Lo anteriormente señalado nos parece importante mencionarlo ya que la diferencia de una persona y su
identidad se construye en torno a su forma de ser, de sus relaciones con los otros en la cotidianidad y
en la constitución de los mundos de vida. La identidad es reconocida en la interacción y comunicación,
Toledo (2012), explica que toda identidad es situada, en permanente construcción materializando
formas de ser en el mundo, individuales y colectivas. En el caso del campesino tiene una relación
específica con la tierra, con un valor más allá de lo monetario (Shanin, 1974), es subjetivo, emocional,
sostiene una relación de cercanía y de reciprocidad con la comunidad rural de la que forma parte; pero
también se ajusta a las normas jurídicas y legales vigentes (Lefebvre, 1978), paga impuestos sobre su
producción, resiste y acepta las políticas productivas que se le imponen y para completar sus estrategias
de reproducción social recurre a la pluriactividad (Jarquín, Castellanos y Sangerman, 2017).

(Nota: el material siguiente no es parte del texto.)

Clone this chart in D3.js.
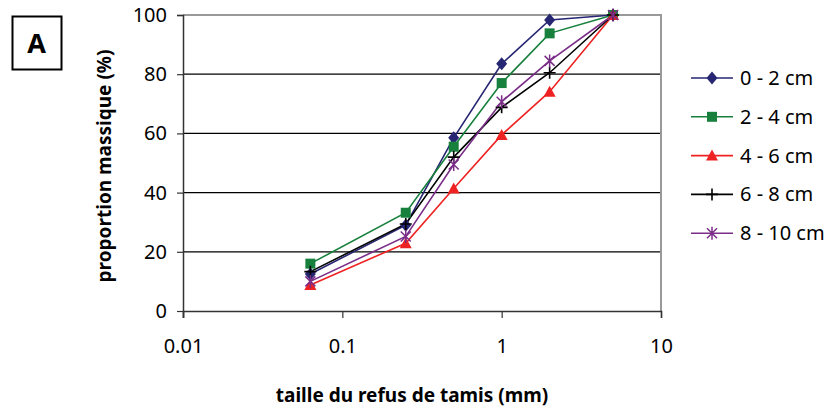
<!DOCTYPE html>
<html>
<head>
<meta charset="utf-8">
<script src="https://cdn.jsdelivr.net/npm/d3@7"></script>
<style>
  body { margin: 0; background: #fff; }
  svg { display: block; font-family: "Noto Sans", "DejaVu Sans", sans-serif; }
</style>
</head>
<body>
<div id="chart"></div>
<script>
// sieve sizes (mm) and cumulative mass proportion (%)
const sizes = [0.063, 0.25, 0.5, 1, 2, 5];
const series0_2 = [12.5, 29, 58.5, 83.5, 98.3, 100];
const series2_4 = [16, 33.2, 55.5, 77, 93.8, 100];
const series4_6 = [8.8, 22.9, 41.4, 59.5, 74.1, 100];
const series6_8 = [13.3, 29.4, 52, 68.8, 80.5, 100];
const series8_10 = [10, 25.2, 49.5, 70.7, 84.5, 100];
const seriesNames = ["0 - 2 cm", "2 - 4 cm", "4 - 6 cm", "6 - 8 cm", "8 - 10 cm"];
const xTicks = [0.01, 0.1, 1, 10];
const yTicks = [0, 20, 40, 60, 80, 100];

const width = 830;
const height = 414;
const margin = { top: 15, right: 169, bottom: 103, left: 183 };
const plotW = width - margin.left - margin.right;
const plotH = height - margin.top - margin.bottom;

const series = [
  { name: seriesNames[0], values: series0_2, color: "#262673", marker: "diamond" },
  { name: seriesNames[1], values: series2_4, color: "#17803c", marker: "square" },
  { name: seriesNames[2], values: series4_6, color: "#ee2222", marker: "triangle" },
  { name: seriesNames[3], values: series6_8, color: "#000000", marker: "plus" },
  { name: seriesNames[4], values: series8_10, color: "#7a2e88", marker: "star" }
];

const svg = d3.select("#chart")
  .append("svg")
  .attr("width", width)
  .attr("height", height);

const g = svg.append("g")
  .attr("transform", `translate(${margin.left}, ${margin.top})`);

const xScale = d3.scaleLog()
  .domain([0.01, 10])
  .range([0, plotW]);

const yScale = d3.scaleLinear()
  .domain([0, 100])
  .range([plotH, 0]);

// gridlines
g.selectAll("line.grid")
  .data(yTicks.filter(d => d > 0 && d < 100))
  .enter()
  .append("line")
  .attr("x1", 0)
  .attr("x2", plotW)
  .attr("y1", d => yScale(d))
  .attr("y2", d => yScale(d))
  .attr("stroke", "#000")
  .attr("stroke-width", 1.2);

// top and right border
g.append("path")
  .attr("d", `M0,${yScale(100)}H${plotW}V${plotH}`)
  .attr("fill", "none")
  .attr("stroke", "#999")
  .attr("stroke-width", 2);

// axes
const yAxis = g.append("g")
  .call(d3.axisLeft(yScale).tickValues(yTicks).tickSize(6).tickPadding(10));
const xAxis = g.append("g")
  .attr("transform", `translate(0, ${plotH})`)
  .call(d3.axisBottom(xScale).tickValues(xTicks).tickFormat(d => String(d)).tickSize(7).tickPadding(21));

[yAxis, xAxis].forEach(a => {
  a.select(".domain").attr("stroke", "#333").attr("stroke-width", 1.5);
  a.selectAll(".tick line").attr("stroke", "#333").attr("stroke-width", 1.2);
  a.selectAll("text").attr("font-size", 20).attr("fill", "#000")
    .attr("font-family", "'Noto Sans', sans-serif");
});
yAxis.select(".domain").attr("d", `M-6,0.5H0.5V${plotH + 7}`);

const shapes = {
  diamond: "M0,-6.5L5.5,0L0,6.5L-5.5,0Z",
  square: "M-5,-5H5V5H-5Z",
  triangle: "M0,-6L6,5H-6Z"
};

function drawMarker(sel, s) {
  if (s.marker === "plus") {
    sel.append("path")
      .attr("d", "M-6,0H6M0,-6V6")
      .attr("stroke", s.color)
      .attr("stroke-width", 1.6)
      .attr("fill", "none");
  } else if (s.marker === "star") {
    sel.append("path")
      .attr("d", "M-5,-5L5,5M-5,5L5,-5M0,-6.5V6.5")
      .attr("stroke", s.color)
      .attr("stroke-width", 1.5)
      .attr("fill", "none");
  } else {
    sel.append("path")
      .attr("d", shapes[s.marker])
      .attr("fill", s.color);
  }
}

const line = d3.line()
  .x((d, i) => xScale(sizes[i]))
  .y(d => yScale(d));

series.forEach(s => {
  g.append("path")
    .datum(s.values)
    .attr("fill", "none")
    .attr("stroke", s.color)
    .attr("stroke-width", 1.6)
    .attr("d", line);
});

series.forEach(s => {
  g.selectAll(null)
    .data(s.values)
    .enter()
    .append("g")
    .attr("transform", (d, i) => `translate(${xScale(sizes[i])}, ${yScale(d)})`)
    .each(function () { drawMarker(d3.select(this), s); });
});

// axis titles
svg.append("text")
  .attr("x", 412)
  .attr("y", 402)
  .attr("text-anchor", "middle")
  .attr("font-size", 19)
  .attr("font-weight", "bold")
  .text("taille du refus de tamis (mm)");

svg.append("text")
  .attr("transform", `translate(111, 166) rotate(-90)`)
  .attr("text-anchor", "middle")
  .attr("font-size", 19)
  .attr("font-weight", "bold")
  .text("proportion massique (%)");

// panel label
svg.append("rect")
  .attr("x", 12.5)
  .attr("y", 16.5)
  .attr("width", 49)
  .attr("height", 53)
  .attr("fill", "none")
  .attr("stroke", "#000")
  .attr("stroke-width", 2);
svg.append("text")
  .attr("x", 36.5)
  .attr("y", 53)
  .attr("text-anchor", "middle")
  .attr("font-size", 27)
  .attr("font-weight", "bold")
  .text("A");

// legend
const legend = svg.append("g")
  .selectAll("g")
  .data(series)
  .enter()
  .append("g")
  .attr("transform", (d, i) => `translate(691, ${78 + i * 38.8})`);

legend.append("line")
  .attr("x1", 0)
  .attr("x2", 42)
  .attr("stroke", d => d.color)
  .attr("stroke-width", 1.6);

legend.append("g")
  .attr("transform", "translate(21, 0)")
  .each(function (d) { drawMarker(d3.select(this), d); });

legend.append("text")
  .attr("x", 49)
  .attr("y", 7)
  .attr("font-size", 20)
  .text(d => d.name);
</script>
</body>
</html>
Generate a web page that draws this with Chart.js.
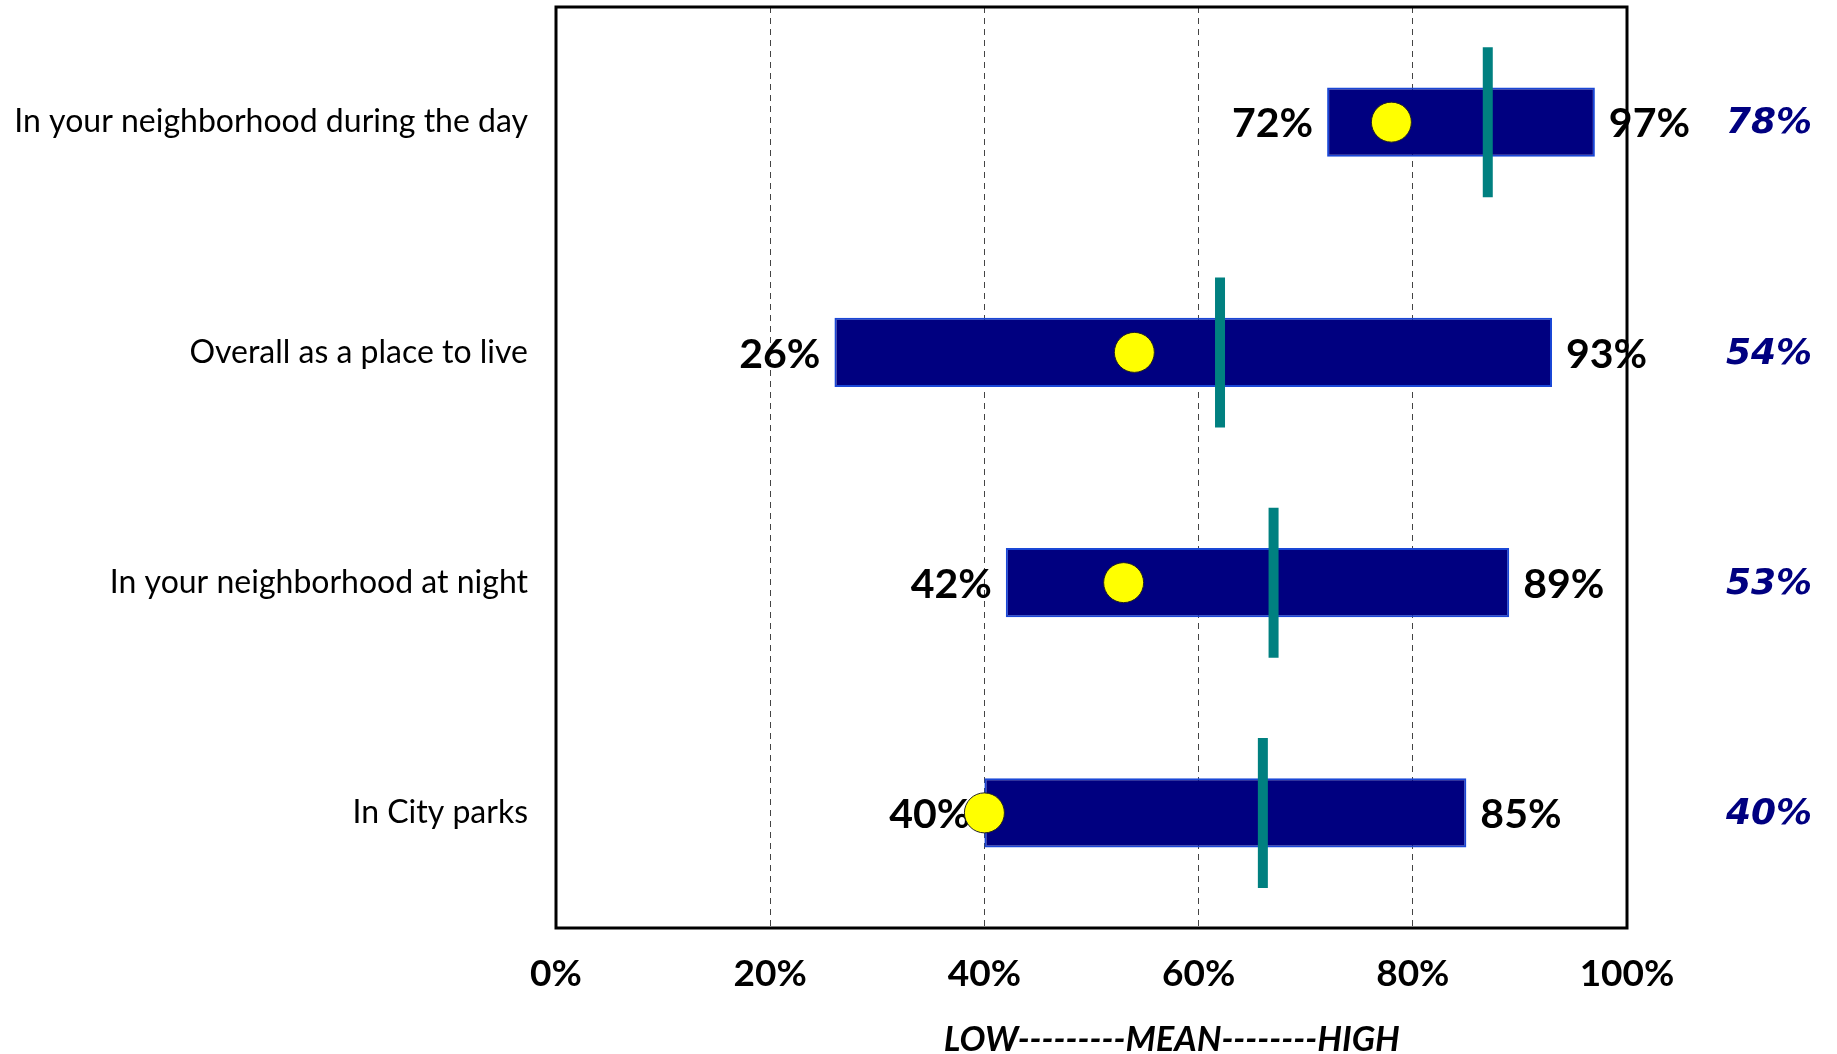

En esta forma de concebir el mundo de vida campesino también se imbrican lo antiguo con lo moderno,
la tradición ancestral con los adelantos científicos, aderezado con una dosis de cosmovisiones,
cosmovivencias y consanguineidad.
Con esas formas en que se ha interpretado al campesino y su forma de ser. Derivamos que como
concepto no posee “fronteras nítidamente definidas” (Zadeh, 1996, 424). En esa perspectiva,
proponemos en este trabajo una concepción diferente sobre la forma de ser campesino.